The UAE currently has a population of 9,5 million people. Approximately 83% of the UAE’s population and 90% of its infrastructure are located within a few meters of low-lying coastlines [29]. This rapid expansion in population was followed by an increase in energy use (10,133 KWh per capita, particularly for air conditioning in the summer), resulting in greater GHG emissions (27.14 kt/capita) [30]. In 2011, the UAE was rated 14th among the 21 nations with the highest consumption per capita in the world.
The UAE has been classified as one of the most susceptible countries to climate change, with considerable impact on the country’s infrastructure, natural environment, and population health [31]. These effects are massive on energy generation, water, and natural resources, influencing a wide range of development sectors, policies, and the environment. Furthermore, the economic boom and population expansion have resulted in increasing demand for energy generation, thereby contributing to GHG emissions and climate change [32]. Hence, climate change is already having an impact on the UAE’s coastal and geographical areas, projected to cause warmer weather, less precipitation, droughts, and rising sea levels.
The UAE is not immune to climate change and high carbon emissions, with predictions of a 2–3 °C increase in temperature and a 10% increase in humidity by 2050 [31]. As a result, energy consumption will rise by 11%, with the electricity necessary to supply this demand equalling the output of 18 solar power plants. Furthermore, the area will face the danger of longer droughts as well as more intense and varied rainfall events, increasing the likelihood of desertification and floods [31] (see Table 1).
Table 1. Climate change and related factors relevant to UAE, source: [31].

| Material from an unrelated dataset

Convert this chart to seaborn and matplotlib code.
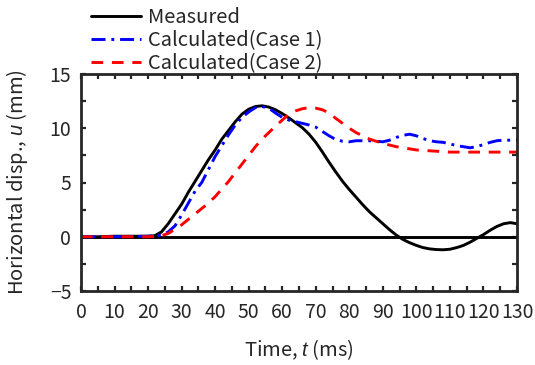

Climate change will cause the sea level to increase by 0.18 to 0.23 cm per year, endangering coastal regions in all the emirates, particularly those located one kilometre or less from the coast, where more than 17,000 people live [32]. Furthermore, Dubai and Ajman will be the most vulnerable emirates due to rising sea levels; it is projected that 75% of Ajman’s and 36% of Dubai’s coastline regions will be highly exposed areas due to their economies’ reliance on coastal developments [32]. This rise in sea level will cause more tides, waves, and storms to hit land, increasing the risk of floods, erosion, and groundwater quality degradation.
Due to its proximity to the Arabian Gulf and the Gulf of Oman, the UAE is also subject to increased seawater temperatures, by which the seawater absorbs most of the excess heat from greenhouse gas emissions, leading to rising seawater temperatures [26]. As a result, marine species and ecosystems suffer, resulting in greater coral bleaching, algal blooms, and species migration [29].